The District Attorney’s Office argued that while the officers may have had a duty to preserve the video as evidence, the value of that evidence would have been minimal at best.

Assistant District Attorney Dennis Brooks stated that Azotea admitted he sent Jones to the store for the purpose of getting her out of the house in order to hide the bodies of Gibson and Terrell. He pointed out that Jones also told investigators she went to Walmart at Azotea’s direction. The video would have merely corroborated their statements, according to Brooks.

“We don’t see any conceivable scenario where that tape would have somehow helped this defendant in his trial for two homicides,” Brooks said.

After hearing the arguments from the attorneys, Criminal Court Judge Stacy Street issued his ruling finding the state had a duty to preserve the video in the case once they discovered its existence.

“The court finds that there is no doubt that there was negligence in this case,” Street said. “That video should have been obtained, and a copy should have been preserved at the Sheriff’s Department.”

“The court finds this borders on being gross negligence, failing to preserve that important piece of evidence in a capital case,” Street continued. “It is gross negligence on the lower end of the scale.”

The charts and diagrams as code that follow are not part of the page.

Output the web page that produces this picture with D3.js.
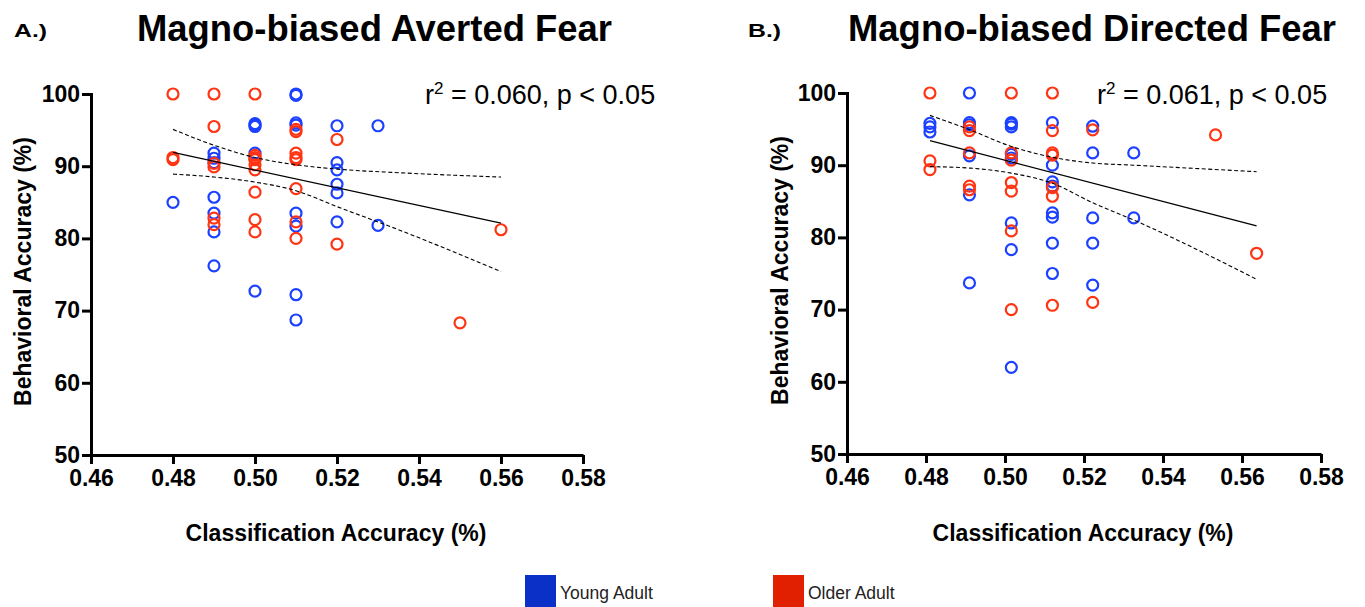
<!DOCTYPE html>
<html>
<head>
<meta charset="utf-8">
<script src="https://cdn.jsdelivr.net/npm/d3@7"></script>
<style>
  body { margin: 0; background: #fff; }
  svg { display: block; font-family: "Liberation Sans", Arial, sans-serif; }
</style>
</head>
<body>
<svg id="chart" width="1365" height="607"></svg>
<script>
// data: [classification accuracy, behavioral accuracy]
const avertedYoung = [
  [0.48, 85.0],
  [0.49, 91.8], [0.49, 91.1], [0.49, 90.5], [0.49, 85.7], [0.49, 83.5], [0.49, 80.9], [0.49, 76.2],
  [0.50, 95.9], [0.50, 95.7], [0.50, 95.5], [0.50, 91.8], [0.50, 91.0], [0.50, 72.7],
  [0.51, 100], [0.51, 99.8], [0.51, 96.0], [0.51, 95.7], [0.51, 83.5], [0.51, 81.7], [0.51, 72.2], [0.51, 68.7],
  [0.52, 95.6], [0.52, 90.5], [0.52, 89.5], [0.52, 87.5], [0.52, 86.3], [0.52, 82.3],
  [0.53, 95.6], [0.53, 81.8]
];
const avertedOlder = [
  [0.48, 100], [0.48, 91.2], [0.48, 90.9],
  [0.49, 100], [0.49, 95.5], [0.49, 90.4], [0.49, 89.9], [0.49, 82.8], [0.49, 81.9],
  [0.50, 100], [0.50, 91.5], [0.50, 91.2], [0.50, 90.9], [0.50, 90.2], [0.50, 89.5], [0.50, 86.4], [0.50, 82.6], [0.50, 80.9],
  [0.51, 95.1], [0.51, 94.8], [0.51, 91.8], [0.51, 91.2], [0.51, 90.9], [0.51, 86.9], [0.51, 82.3], [0.51, 80.0],
  [0.52, 93.7], [0.52, 79.2],
  [0.55, 68.3],
  [0.56, 81.2]
];
const avertedFitX = [0.48, 0.56];
const avertedFitY = [91.9, 82.1];
const avertedBandX = [0.48, 0.49, 0.50, 0.51, 0.52, 0.535, 0.56];
const avertedUpper = [95.1, 92.9, 91.2, 90.2, 89.6, 89.1, 88.5];
const avertedLower = [88.9, 88.5, 87.8, 86.6, 84.4, 81.2, 75.4];

const directedYoung = [
  [0.481, 95.8], [0.481, 95.3], [0.481, 94.6],
  [0.491, 100], [0.491, 95.9], [0.491, 95.6], [0.491, 91.3], [0.491, 85.9], [0.491, 73.7],
  [0.5016, 95.9], [0.5016, 95.7], [0.5016, 95.3], [0.5016, 91.5], [0.5016, 91.0], [0.5016, 82.0], [0.5016, 78.3], [0.5016, 62.0],
  [0.512, 95.9], [0.512, 90.0], [0.512, 87.7], [0.512, 87.1], [0.512, 83.4], [0.512, 82.8], [0.512, 79.2], [0.512, 75.0],
  [0.5222, 95.4], [0.5222, 91.7], [0.5222, 82.7], [0.5222, 79.2], [0.5222, 73.4],
  [0.5326, 91.7], [0.5326, 82.7]
];
const directedOlder = [
  [0.481, 100], [0.481, 90.6], [0.481, 89.4],
  [0.491, 95.3], [0.491, 94.8], [0.491, 91.7], [0.491, 87.1], [0.491, 86.6],
  [0.5016, 100], [0.5016, 91.7], [0.5016, 90.7], [0.5016, 87.6], [0.5016, 86.4], [0.5016, 80.9], [0.5016, 70.0],
  [0.512, 100], [0.512, 94.8], [0.512, 91.7], [0.512, 91.4], [0.512, 86.9], [0.512, 85.7], [0.512, 70.6],
  [0.5222, 94.9], [0.5222, 71.0],
  [0.5533, 94.2],
  [0.5637, 77.8]
];
const directedFitX = [0.481, 0.5637];
const directedFitY = [93.4, 81.6];
const directedBandX = [0.481, 0.4911, 0.5016, 0.512, 0.5222, 0.5326, 0.5637];
const directedUpper = [96.9, 94.9, 92.6, 91.1, 90.3, 90.0, 89.1];
const directedLower = [89.8, 89.6, 88.9, 87.5, 84.8, 82.4, 74.2];

const xTicks = [0.46, 0.48, 0.50, 0.52, 0.54, 0.56, 0.58];
const yTicks = [50, 60, 70, 80, 90, 100];
const seriesNames = ["Young Adult", "Older Adult"];

const svg = d3.select("#chart");

function drawPanel(p) {
  const x = d3.scaleLinear().domain([0.46, 0.58]).range(p.xRange);
  const y = d3.scaleLinear().domain([50, 100]).range(p.yRange);
  const g = svg.append("g");

  // panel letter + title
  g.append("text")
    .attr("x", p.letterX).attr("y", 37)
    .attr("font-size", 19).attr("font-weight", "bold")
    .attr("textLength", 33).attr("lengthAdjust", "spacingAndGlyphs")
    .text(p.letter);
  g.append("text")
    .attr("x", p.titleX).attr("y", 41)
    .attr("font-size", 37).attr("font-weight", "bold")
    .attr("textLength", p.titleW).attr("lengthAdjust", "spacingAndGlyphs")
    .text(p.title);

  // axes
  const xAxis = g.append("g")
    .attr("transform", `translate(0,${p.yRange[0]})`)
    .call(d3.axisBottom(x).tickValues(xTicks).tickFormat(d3.format(".2f")).tickSize(9).tickSizeOuter(0).tickPadding(6));
  const yAxis = g.append("g")
    .attr("transform", `translate(${p.xRange[0]},0)`)
    .call(d3.axisLeft(y).tickValues(yTicks).tickSize(9).tickSizeOuter(0).tickPadding(2));
  [xAxis, yAxis].forEach(a => {
    a.selectAll("path, line").attr("stroke", "#000").attr("stroke-width", 3);
    a.selectAll("text")
      .attr("fill", "#000")
      .attr("font-size", 23)
      .attr("font-weight", "bold")
      .attr("font-family", "Liberation Sans, Arial, sans-serif");
  });
  yAxis.select(".domain").attr("stroke-linecap", "square");

  g.append("text")
    .attr("x", (p.xRange[0] + x(0.58)) / 2 - 1).attr("y", 541)
    .attr("text-anchor", "middle")
    .attr("font-size", 23).attr("font-weight", "bold")
    .text("Classification Accuracy (%)");
  g.append("text")
    .attr("transform", `translate(${p.yTitleX},${(p.yRange[0] + p.yRange[1]) / 2 - 3}) rotate(-90)`)
    .attr("text-anchor", "middle")
    .attr("font-size", 23).attr("font-weight", "bold")
    .text("Behavioral Accuracy (%)");

  // stats
  const st = g.append("text")
    .attr("x", p.statX).attr("y", 104)
    .attr("font-size", 27);
  st.append("tspan").text("r");
  st.append("tspan").attr("font-size", 17).attr("dy", -10).text("2");
  st.append("tspan").attr("dy", 10).text(` = ${p.r2}, p < 0.05`);

  // points
  const drawPts = (data, color) => {
    g.append("g").selectAll("circle")
      .data(data)
      .join("circle")
      .attr("cx", d => x(d[0]))
      .attr("cy", d => y(d[1]))
      .attr("r", 5.5)
      .attr("fill", "none")
      .attr("stroke", color)
      .attr("stroke-width", 2.2);
  };
  drawPts(p.young, "#1c40ff");
  drawPts(p.older, "#ff3413");

  // fit + confidence band
  const line = d3.line().x(d => x(d[0])).y(d => y(d[1]));
  const smooth = d3.line().x(d => x(d[0])).y(d => y(d[1])).curve(d3.curveMonotoneX);
  g.append("path")
    .attr("d", line(d3.zip(p.fitX, p.fitY)))
    .attr("fill", "none").attr("stroke", "#000").attr("stroke-width", 1.3);
  [p.upper, p.lower].forEach(b => {
    g.append("path")
      .attr("d", smooth(d3.zip(p.bandX, b)))
      .attr("fill", "none").attr("stroke", "#000").attr("stroke-width", 1.1)
      .attr("stroke-dasharray", "4,2.5");
  });
}

drawPanel({
  letter: "A.)", letterX: 14, title: "Magno-biased Averted Fear", titleX: 137, titleW: 475,
  xRange: [91, 583], yRange: [455, 94], yTitleX: 31, statX: 425, r2: "0.060",
  young: avertedYoung, older: avertedOlder,
  fitX: avertedFitX, fitY: avertedFitY, bandX: avertedBandX, upper: avertedUpper, lower: avertedLower
});
drawPanel({
  letter: "B.)", letterX: 748, title: "Magno-biased Directed Fear", titleX: 848, titleW: 488,
  xRange: [847, 1321], yRange: [454, 93], yTitleX: 788, statX: 1097, r2: "0.061",
  young: directedYoung, older: directedOlder,
  fitX: directedFitX, fitY: directedFitY, bandX: directedBandX, upper: directedUpper, lower: directedLower
});

// legend
const legendColors = ["#0a30c8", "#e02000"];
const legendX = [525, 773];
const lg = svg.append("g").selectAll("g")
  .data(seriesNames)
  .join("g")
  .attr("transform", (d, i) => `translate(${legendX[i]},575)`);
lg.append("rect")
  .attr("width", 31).attr("height", 32)
  .attr("fill", (d, i) => legendColors[i]);
lg.append("text")
  .attr("x", 35).attr("y", 24)
  .attr("font-size", 17.5)
  .attr("fill", "#222")
  .text(d => d);
</script>
</body>
</html>
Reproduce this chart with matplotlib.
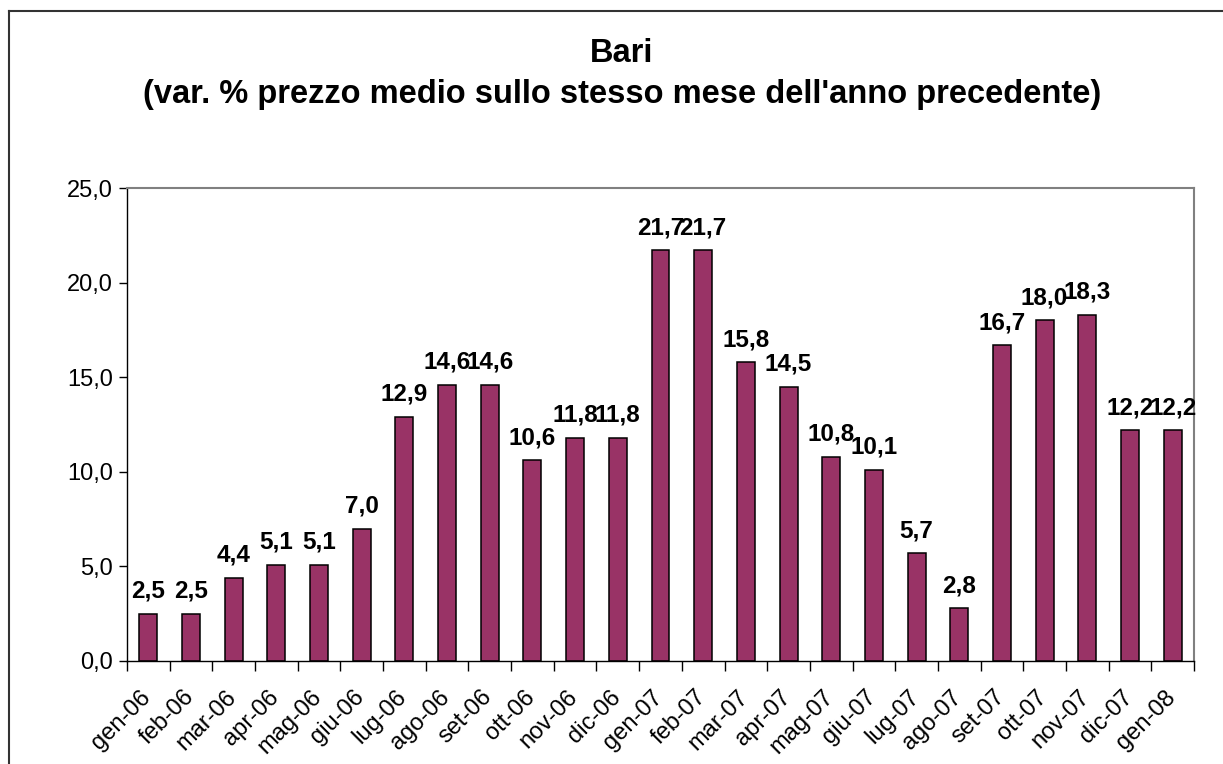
import matplotlib
matplotlib.use('Agg')
import matplotlib.pyplot as plt
from matplotlib.lines import Line2D
import numpy as np

months = ['gen-06', 'feb-06', 'mar-06', 'apr-06', 'mag-06', 'giu-06', 'lug-06',
          'ago-06', 'set-06', 'ott-06', 'nov-06', 'dic-06', 'gen-07', 'feb-07',
          'mar-07', 'apr-07', 'mag-07', 'giu-07', 'lug-07', 'ago-07', 'set-07',
          'ott-07', 'nov-07', 'dic-07', 'gen-08']
values = [2.5, 2.5, 4.4, 5.1, 5.1, 7.0, 12.9, 14.6, 14.6, 10.6, 11.8, 11.8,
          21.7, 21.7, 15.8, 14.5, 10.8, 10.1, 5.7, 2.8, 16.7, 18.0, 18.3,
          12.2, 12.2]
yticks = [0, 5, 10, 15, 20, 25]

plt.rcParams['font.family'] = ['Liberation Sans', 'DejaVu Sans']

W, H = 1223, 764
fig = plt.figure(figsize=(W / 100, H / 100), dpi=100)
ax = fig.add_axes([127 / W, 1 - 661 / H, (1194 - 127) / W, (661 - 188) / H])

x = np.arange(len(values))
ax.bar(x, values, width=0.42, color='#993366', edgecolor='black', linewidth=1.1)

for xi, v in zip(x, values):
    ax.annotate(f'{v:.1f}'.replace('.', ','), (xi, v), xytext=(0, 11.5),
                textcoords='offset points', ha='center', va='baseline',
                fontsize=17.5, fontweight='bold')

ax.set_xlim(-0.5, len(values) - 0.5)
ax.set_ylim(0, 25)
ax.set_yticks(yticks)
ax.set_yticklabels([f'{t:.1f}'.replace('.', ',') for t in yticks], fontsize=17)
ax.tick_params(axis='y', direction='out', length=6, width=1, pad=4)

ax.set_xticks(x - 0.2)
ax.set_xticklabels(months, rotation=45, ha='right', va='top',
                   rotation_mode='anchor', fontsize=17)
ax.tick_params(axis='x', length=0, pad=18)
ax.set_xticks(np.arange(len(values) + 1) - 0.5, minor=True)
ax.tick_params(axis='x', which='minor', direction='out', length=7, width=1)

for s in ['top', 'right']:
    ax.spines[s].set_color('#808080')
    ax.spines[s].set_linewidth(1.5)
for s in ['left', 'bottom']:
    ax.spines[s].set_color('black')
    ax.spines[s].set_linewidth(1)

fig.text(622 / W, 1 - 62 / H, 'Bari', ha='center', va='baseline',
         fontsize=23.5, fontweight='bold')
fig.text(622 / W, 1 - 103 / H,
         "(var. % prezzo medio sullo stesso mese dell'anno precedente)",
         ha='center', va='baseline', fontsize=23.5, fontweight='bold')

# outer chart frame (only left and top visible)
fig.add_artist(Line2D([8.5 / W, 8.5 / W], [0, 1 - 11 / H], transform=fig.transFigure,
                      color='#333333', linewidth=1.5))
fig.add_artist(Line2D([8.5 / W, 1], [1 - 11 / H, 1 - 11 / H], transform=fig.transFigure,
                      color='#333333', linewidth=1.5))

fig.savefig('out.png', dpi=100)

While Street said he felt the investigators were negligent in not preserving the video, he added in the court’s opinion that negligence did not rise to a sufficient level to warrant the dismissal of the case against Azotea.

“This trial can proceed without that video,” Street said. “The other evidence is reliable, and the other evidence is available.”

During his ruling, Street noted that other evidence in the case includes a confession by Azotea that he did kill Gibson and Terrell. Street previously ruled that confession is admissible as evidence at the trial.

Street denied the request to dismiss the case due to the State’s failure to preserve the evidence.

In the second motion seeking dismissal of the case, the defense team argued that the District Attorney’s Office had failed to respond in writing, as directed by the court, as to any immunity agreements or other special treatment or leniency granted to of any of the state’s witnesses in the case. The motion specifically inquires about the immunity agreement granted to Jones in exchange for Azotea’s confession and any leniency or special favors Jones received as a result of her arrest in October 2017 on a charge of possession of methamphetamine.

In response, District Attorney General Tony Clark argued before the court that he had previously spoken on the record in the case in front of the defense team regarding Jones’ immunity agreement and there were no other agreements which his office entered into with witnesses. He said he felt the discussion in open court relieved him of the need to submit his answer to the defense’s request in writing.

Street ultimately denied that motion for a new trial based on the State’s failure to provide a written response to the inquiry by the defense. However, the judge also directed Clark that his office is to file all responses in writing, even when dealing with matters which had been addressed in open court.

Azotea is scheduled for trial in the case February 5 through February 17. Jury selection will begin on January 29 with individual juror questioning. Once the trial begins, the jurors selected to serve on the panel for the trial will be sequestered throughout the duration.